Edge Datacenter

What is an Edge Datacenter?

An edge datacenter is found closest to devices and end users (i.e., the edge network ) as part of a distributed, edge computing infrastructure. Typically featuring a smaller footprint, edge datacenters are designed to process time-sensitive data faster, while sending less critical information to a larger, centralized datacenter intended for big data analytics.

How does an edge datacenter work?

The edge datacenter functions as a connection between multiple networks, where the edge datacenter becomes an internet exchange point for a requesting device (e.g., mobile phone, laptop, etc.). In essence, edge datacenters become a conduit for multiple network and service providers to access localized compute resources, especially for cloud-driven functions like edge computing and machine learning (ML).

Edge datacenters are located closer to the users and their devices that collect and transmit data, or wherever data is being generated. Typically, they are powered by edge caching—hardware- or software-based components that temporarily store data in order to increase computing response time. Often, these components appear as micro-datacenters (MDCs), a modular system designed for workloads that can occur outside the centralized datacenter that can be scaled for specific needs. MDC components can include mobile so-called fog computing, which uses the cloud and data storage infrastructure to move data to preferred areas, or mobile edge computing (i.e., cloudlets), small cloud datacenters designed for mobile applications and devices.

Ultimately, edge datacenters are designed to turn collected data into usable insights, whether that’s enabling automated capabilities or processes like cybersecurity and threat analysis or gaining insight into device or infrastructure performance.

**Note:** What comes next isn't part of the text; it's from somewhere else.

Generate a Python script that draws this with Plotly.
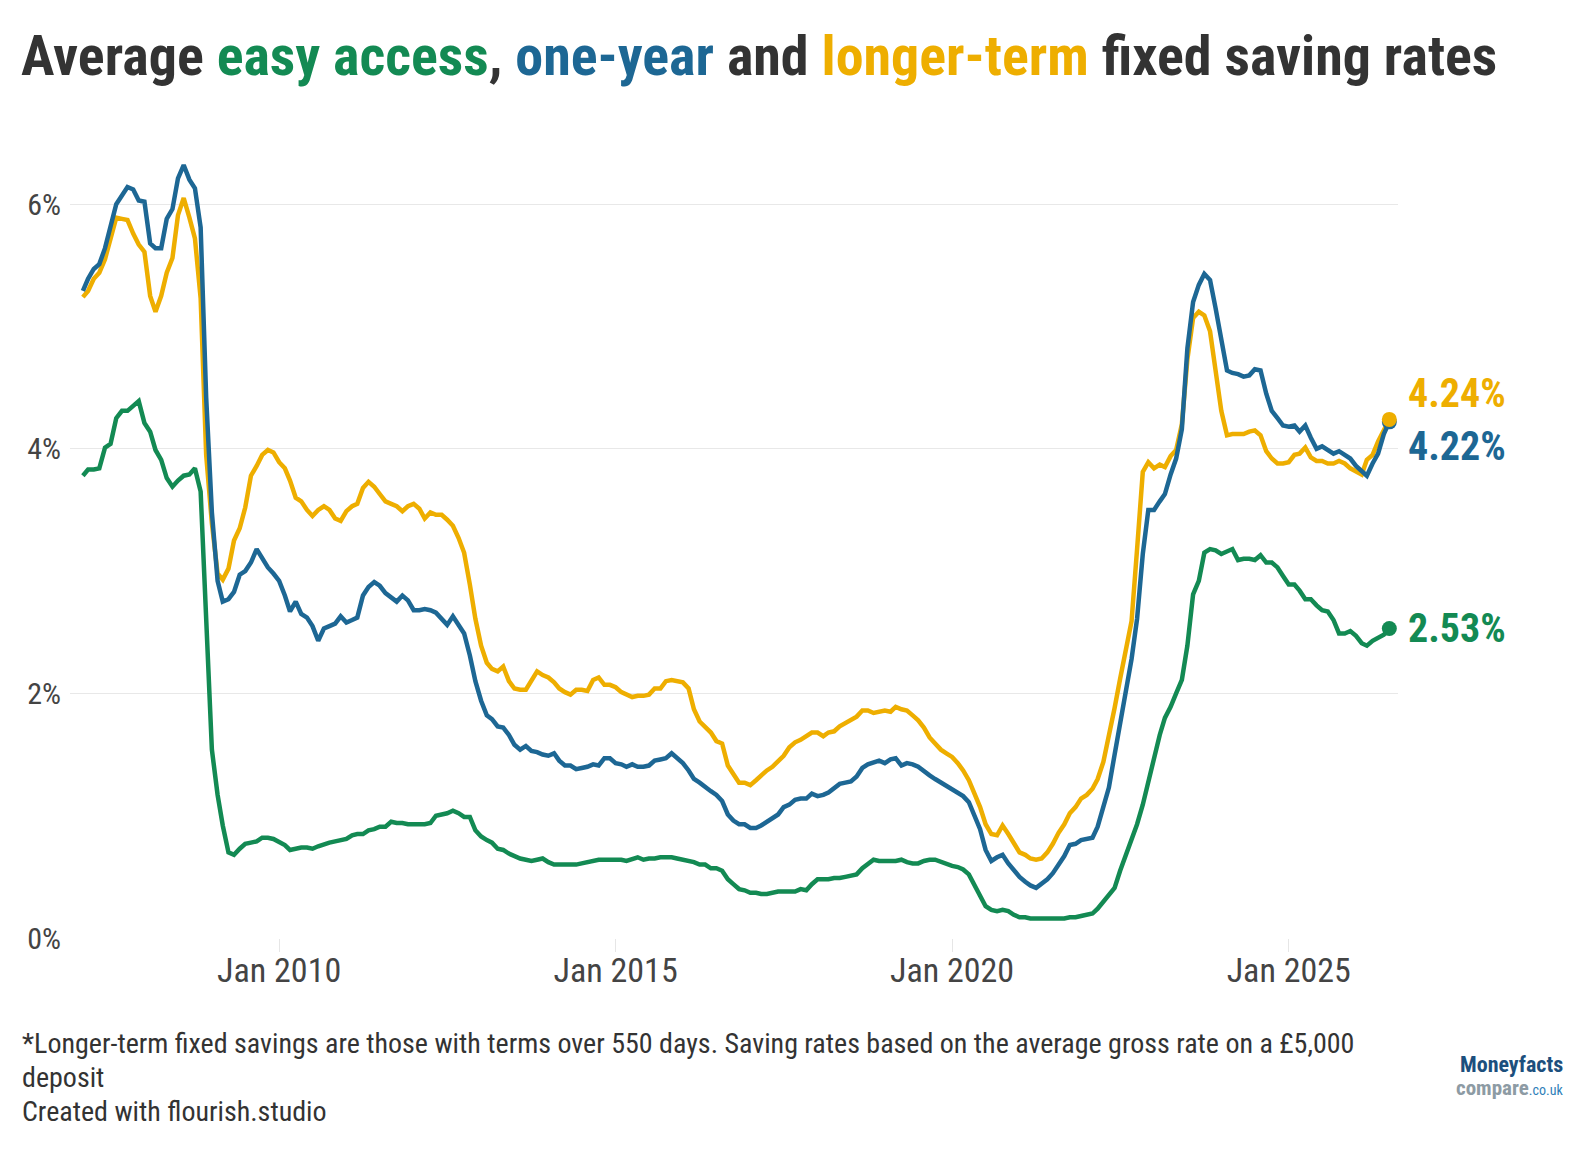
import plotly.graph_objects as go
import pandas as pd

# ---------------- data (monthly, Feb 2007 – Jul 2026) ----------------
start_month = "2007-02-01"

longer_term = [
    5.24, 5.29, 5.39, 5.44, 5.55, 5.72, 5.89, 5.88, 5.87, 5.76, 5.67,              # 2007 Feb-Dec
    5.61, 5.25, 5.12, 5.25, 5.44, 5.56, 5.91, 6.05, 5.89, 5.72, 5.23, 3.95,        # 2008
    3.39, 2.98, 2.93, 3.02, 3.25, 3.35, 3.52, 3.78, 3.86, 3.95, 3.99, 3.97,        # 2009
    3.89, 3.84, 3.74, 3.60, 3.57, 3.50, 3.45, 3.50, 3.53, 3.50, 3.43, 3.41,        # 2010
    3.49, 3.53, 3.55, 3.68, 3.73, 3.69, 3.63, 3.57, 3.55, 3.53, 3.49, 3.53,        # 2011
    3.55, 3.51, 3.43, 3.48, 3.46, 3.46, 3.42, 3.37, 3.27, 3.15, 2.89, 2.61,        # 2012
    2.39, 2.25, 2.20, 2.18, 2.22, 2.10, 2.04, 2.03, 2.03, 2.10, 2.18, 2.15,        # 2013
    2.13, 2.09, 2.04, 2.01, 1.99, 2.03, 2.03, 2.02, 2.11, 2.13, 2.07, 2.07,        # 2014
    2.05, 2.01, 1.99, 1.97, 1.98, 1.98, 1.99, 2.04, 2.04, 2.10, 2.11, 2.10,        # 2015
    2.09, 2.04, 1.87, 1.77, 1.72, 1.68, 1.61, 1.59, 1.41, 1.34, 1.27, 1.27,        # 2016
    1.25, 1.29, 1.33, 1.37, 1.40, 1.44, 1.49, 1.56, 1.60, 1.62, 1.65, 1.68,        # 2017
    1.68, 1.65, 1.68, 1.69, 1.73, 1.76, 1.78, 1.81, 1.86, 1.86, 1.84, 1.85,        # 2018
    1.86, 1.85, 1.89, 1.87, 1.86, 1.82, 1.78, 1.72, 1.64, 1.59, 1.54, 1.51,        # 2019
    1.48, 1.43, 1.37, 1.29, 1.18, 1.07, 0.93, 0.85, 0.84, 0.92, 0.85, 0.77,        # 2020
    0.70, 0.68, 0.65, 0.64, 0.65, 0.70, 0.77, 0.86, 0.93, 1.02, 1.07, 1.14,        # 2021
    1.17, 1.22, 1.30, 1.44, 1.64, 1.88, 2.12, 2.34, 2.59, 3.18, 3.81, 3.89,        # 2022
    3.84, 3.87, 3.85, 3.94, 3.99, 4.20, 4.73, 5.07, 5.12, 5.09, 4.96, 4.64,        # 2023
    4.31, 4.11, 4.12, 4.12, 4.12, 4.14, 4.15, 4.11, 3.98, 3.92, 3.88, 3.88,        # 2024
    3.89, 3.95, 3.96, 4.01, 3.93, 3.90, 3.90, 3.88, 3.88, 3.90, 3.88, 3.84,        # 2025
    3.81, 3.79, 3.91, 3.95, 4.06, 4.16, 4.24,                                      # 2026 Jan-Jul
]

one_year = [
    5.29, 5.39, 5.47, 5.51, 5.64, 5.81, 6.00, 6.07, 6.14, 6.12, 6.03,
    6.02, 5.68, 5.64, 5.64, 5.88, 5.96, 6.21, 6.32, 6.20, 6.13, 5.81, 4.42,
    3.48, 2.92, 2.75, 2.77, 2.83, 2.97, 3.00, 3.07, 3.18, 3.10, 3.03, 2.98,
    2.92, 2.80, 2.67, 2.75, 2.65, 2.62, 2.55, 2.43, 2.53, 2.55, 2.57, 2.63,
    2.58, 2.60, 2.62, 2.80, 2.87, 2.91, 2.88, 2.82, 2.78, 2.75, 2.80, 2.76,
    2.68, 2.68, 2.69, 2.68, 2.66, 2.61, 2.56, 2.63, 2.55, 2.49, 2.31, 2.10,
    1.94, 1.82, 1.79, 1.73, 1.72, 1.66, 1.58, 1.54, 1.57, 1.53, 1.52, 1.50,
    1.49, 1.51, 1.45, 1.41, 1.41, 1.38, 1.39, 1.40, 1.42, 1.41, 1.47, 1.47,
    1.43, 1.42, 1.40, 1.42, 1.40, 1.40, 1.41, 1.45, 1.46, 1.47, 1.51, 1.47,
    1.43, 1.37, 1.30, 1.27, 1.23, 1.20, 1.17, 1.12, 1.01, 0.96, 0.93, 0.93,
    0.90, 0.90, 0.92, 0.95, 0.98, 1.01, 1.07, 1.09, 1.13, 1.14, 1.14, 1.18,
    1.16, 1.17, 1.19, 1.22, 1.26, 1.27, 1.28, 1.32, 1.39, 1.42, 1.44, 1.45,
    1.43, 1.46, 1.47, 1.41, 1.43, 1.42, 1.40, 1.37, 1.33, 1.30, 1.27, 1.24,
    1.21, 1.18, 1.16, 1.11, 1.01, 0.89, 0.72, 0.63, 0.66, 0.68, 0.61, 0.55,
    0.50, 0.46, 0.43, 0.41, 0.44, 0.48, 0.53, 0.60, 0.67, 0.76, 0.77, 0.80,
    0.81, 0.82, 0.91, 1.09, 1.23, 1.50, 1.76, 1.99, 2.28, 2.61, 3.14, 3.50,
    3.50, 3.57, 3.63, 3.79, 3.92, 4.16, 4.82, 5.20, 5.34, 5.43, 5.38, 5.15,
    4.87, 4.64, 4.62, 4.61, 4.59, 4.60, 4.65, 4.64, 4.45, 4.31, 4.25, 4.19,
    4.18, 4.19, 4.14, 4.19, 4.09, 4.00, 4.02, 3.99, 3.96, 3.98, 3.95, 3.92,
    3.86, 3.82, 3.78, 3.88, 3.96, 4.12, 4.22,
]

easy_access = [
    3.78, 3.83, 3.83, 3.84, 4.01, 4.04, 4.25, 4.31, 4.31, 4.35, 4.39,
    4.21, 4.14, 3.99, 3.91, 3.76, 3.69, 3.74, 3.78, 3.79, 3.84, 3.65, 2.67,
    1.54, 1.17, 0.92, 0.70, 0.68, 0.73, 0.77, 0.78, 0.79, 0.82, 0.82, 0.81,
    0.79, 0.76, 0.72, 0.73, 0.74, 0.74, 0.73, 0.75, 0.77, 0.78, 0.79, 0.80,
    0.81, 0.84, 0.85, 0.85, 0.88, 0.89, 0.91, 0.91, 0.95, 0.94, 0.94, 0.93,
    0.93, 0.93, 0.93, 0.94, 1.00, 1.01, 1.02, 1.04, 1.02, 0.99, 0.99, 0.88,
    0.83, 0.80, 0.78, 0.73, 0.72, 0.69, 0.67, 0.65, 0.64, 0.63, 0.64, 0.65,
    0.62, 0.60, 0.60, 0.60, 0.60, 0.60, 0.61, 0.62, 0.63, 0.64, 0.64, 0.64,
    0.64, 0.64, 0.63, 0.65, 0.66, 0.64, 0.65, 0.65, 0.66, 0.66, 0.66, 0.65,
    0.64, 0.63, 0.62, 0.60, 0.60, 0.57, 0.57, 0.55, 0.48, 0.44, 0.40, 0.39,
    0.37, 0.37, 0.36, 0.36, 0.37, 0.38, 0.38, 0.38, 0.38, 0.40, 0.39, 0.44,
    0.48, 0.48, 0.48, 0.49, 0.49, 0.50, 0.51, 0.52, 0.57, 0.61, 0.64, 0.63,
    0.63, 0.63, 0.63, 0.64, 0.62, 0.61, 0.61, 0.63, 0.64, 0.64, 0.62, 0.61,
    0.59, 0.58, 0.56, 0.52, 0.43, 0.33, 0.26, 0.23, 0.22, 0.23, 0.22, 0.19,
    0.17, 0.17, 0.16, 0.16, 0.16, 0.16, 0.16, 0.16, 0.16, 0.17, 0.17, 0.18,
    0.19, 0.20, 0.24, 0.30, 0.36, 0.41, 0.55, 0.68, 0.80, 0.93, 1.09, 1.28,
    1.50, 1.66, 1.80, 1.89, 2.00, 2.11, 2.39, 2.81, 2.92, 3.15, 3.18, 3.17,
    3.14, 3.16, 3.18, 3.09, 3.10, 3.10, 3.09, 3.13, 3.07, 3.07, 3.03, 2.96,
    2.89, 2.89, 2.84, 2.77, 2.77, 2.72, 2.68, 2.67, 2.60, 2.49, 2.49, 2.51,
    2.47, 2.41, 2.39, 2.43, 2.46, 2.48, 2.53,
]

x_tick_dates = ["2010-01-01", "2015-01-01", "2020-01-01", "2025-01-01"]
x_tick_labels = ["Jan 2010", "Jan 2015", "Jan 2020", "Jan 2025"]
y_tick_vals = [0, 2, 4, 6]
y_tick_labels = ["0%", "2%", "4%", "6%"]

months = pd.date_range(start_month, periods=len(one_year), freq="MS")

# ---------------- style ----------------
GREEN = "#138a53"
BLUE = "#1d6794"
ORANGE = "#eeae00"
TEXT = "#333333"
AXIS_TEXT = "#444444"
COND = "Roboto Condensed, Liberation Sans Narrow, Arial Narrow, sans-serif"

W, H = 1588, 1150
L, R, T, B = 70, 190, 143, 212
PW, PH = W - L - R, H - T - B


def px2x(px):
    return (px - L) / PW


def py2y(py):
    return (H - B - py) / PH


fig = go.Figure()

line_order = [(easy_access, GREEN, "Easy access"),
              (longer_term, ORANGE, "Longer-term fixed"),
              (one_year, BLUE, "One-year fixed")]
for vals, col, name in line_order:
    fig.add_trace(go.Scatter(x=months, y=vals, mode="lines", name=name,
                             line=dict(color=col, width=4.5),
                             hoverinfo="skip", showlegend=False))

for vals, col in [(one_year, BLUE), (longer_term, ORANGE), (easy_access, GREEN)]:
    fig.add_trace(go.Scatter(x=[months[-1]], y=[vals[-1]], mode="markers",
                             marker=dict(color=col, size=15), cliponaxis=False,
                             hoverinfo="skip", showlegend=False))

# end labels
end_labels = [(longer_term, ORANGE, 26), (one_year, BLUE, -25), (easy_access, GREEN, 0)]
for vals, col, ys in end_labels:
    fig.add_annotation(x=months[-1], y=vals[-1], xref="x", yref="y",
                       text=f"<b>{vals[-1]:.2f}%</b>", showarrow=False,
                       xanchor="left", yanchor="middle", xshift=17, yshift=ys,
                       font=dict(family=COND, size=40, color=col))

# footer
footer = [
    ("*Longer-term fixed savings are those with terms over 550 days. Saving rates based on the average gross rate on a £5,000", 1043),
    ("deposit", 1077),
    ("Created with flourish.studio", 1111),
]
for txt, yy in footer:
    fig.add_annotation(x=px2x(20), y=py2y(yy), xref="paper", yref="paper",
                       text=txt, showarrow=False, xanchor="left", yanchor="middle",
                       font=dict(family=COND, size=28, color=TEXT))

# logo
fig.add_annotation(x=px2x(1564), y=py2y(1064), xref="paper", yref="paper",
                   text="<b>Moneyfacts</b>", showarrow=False, xanchor="right",
                   yanchor="middle", borderpad=0,
                   font=dict(family=COND, size=22, color="#1c4f7d"))
fig.add_annotation(x=px2x(1564), y=py2y(1088), xref="paper", yref="paper",
                   text="<b>compare</b><span style='font-size:14px;color:#2f7fb9'>.co.uk</span>",
                   showarrow=False, xanchor="right", yanchor="middle", borderpad=0,
                   font=dict(family=COND, size=21, color="#8d9ba4"))

title_html = ("<b>Average <span style='color:%s'>easy access</span>, "
              "<span style='color:%s'>one-year</span> and "
              "<span style='color:%s'>longer-term</span> fixed saving rates</b>"
              % (GREEN, BLUE, ORANGE))

fig.update_layout(
    width=W, height=H,
    margin=dict(l=L, r=R, t=T, b=B),
    paper_bgcolor="white", plot_bgcolor="white",
    title=dict(text=title_html, x=21 / W, xref="container", xanchor="left",
               y=1 - 55 / H, yref="container", yanchor="middle",
               font=dict(family=COND, size=56, color=TEXT)),
    font=dict(family=COND, color=TEXT),
    xaxis=dict(type="date", range=["2006-11-23", "2026-08-17"],
               tickvals=x_tick_dates, ticktext=x_tick_labels,
               showgrid=False, zeroline=False, showline=False,
               ticks="outside", ticklen=13, tickcolor="#e6e6e6", tickwidth=1,
               ticklabelstandoff=-11,
               tickfont=dict(family=COND, size=34, color=AXIS_TEXT)),
    yaxis=dict(range=[0, 6.5], tickvals=y_tick_vals, ticktext=y_tick_labels,
               showgrid=True, gridcolor="#e8e8e8", gridwidth=1,
               zeroline=False, showline=False, ticks="",
               ticklabelstandoff=8,
               tickfont=dict(family=COND, size=30, color=AXIS_TEXT)),
)

fig.write_html("out.html")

What are the benefits of using an edge datacenter? What are the challenges?

Benefits

The exponential rise of personal devices, streaming services, smart technology, artificial intelligence, and ML are both driving and informing the need for edge networks. Edge datacenters, and by extension edge computing, are a driving force for innovation like 5G and the Internet of Things (IoT). At the edge, closer proximity creates less latency, helping improve the user experience across many technologies, including virtual assistants and self-driving vehicles. For businesses, edge datacenters are a vehicle for increased IT reliability and security. Rather than transmitting data back to a central database for processing, edge datacenters can take over some processing duties, helping free up resources and bandwidth. Lower transmission volume and fewer cloud uploads help improve security; more compute and storage resources at the edge mean more data is kept safe in a physical datacenter. And since edge datacenters are available as a service, companies can offset costs with a lower total cost of ownership with a managed solution.

Challenges

Several inherent advantages of edge datacenters also come with a catch. Since edge datacenters must be close to endpoints, edge infrastructure can quickly become complex, requiring many disparate systems in several geographies, experienced IT teams to oversee them, and comprehensive security to protect them all. In some cases, rapid edge network expansion can add major upfront costs—and potentially more if datacenters are over- and under-provisioned.

Additionally, the low latency that edge datacenters can enable must be maintained to ensure ideal or expected performance, usually between five to twenty milliseconds. More devices can crimp bandwidth and create gaps in performance. The constant upload and download from endpoint to cloud to datacenter can crimp bandwidth as the network and/or devices continue to grow.

How is an edge datacenter different from other datacenters?

The core difference between edge datacenters and enterprise datacenters is location. Enterprise data centers are almost exclusively deployed on-premises, custom-built for specific organizational purposes and workloads. On the other hand, edge datacenters are located closer to where data is being generated—strategic locations that enable high connectivity rates with minimal latency.

Despite leveraging some of the same capabilities as its larger counterparts, an edge datacenter has a much smaller footprint, usually covering a data-dense area with multiple deployments for handling high volumes of data without sending it to the cloud or an enterprise datacenter. Additionally, these installations are newer, compared to more legacy enterprise setups, meaning they are better equipped for accommodating IoT devices and high-demand content.

HPE and edge datacenters

HPE is the edge-to-cloud company, offering a robust portfolio of products and services that can help companies drive and support innovation, whether that’s telecommunications, manufacturing, entertainment, and beyond.

HPE Edge Centers, a self-contained, single-cabinet, modular software-defined datacenter, enables any IT environment at the edge. It protects compute, network, and storage infrastructure while providing an industry-first edge management control system that enables edge management automation. The HPE Edge Center provides flexibility to deploy computing fast and efficiently, making it an ideal solution for Industrial IoT as well as other enterprise edge or AI workloads.

Elsewhere, HPE Edgeline Converged Edge Systems integrate key open standards-based OT data acquisition and control technologies directly into the enterprise IT system responsible for analytics, delivering fast, simple, and secure convergence between hardware and software components. This convergence of OT and IT capabilities helps reduce the latency between acquiring data, analyzing it, and acting on it, while also offering a smaller footprint. Customers can expect to gain real-time, local decision-making to support immediate action and achieve autonomous operations, even with unreliable connectivity or lack of it. And world-class security and compliance is maintained at all times.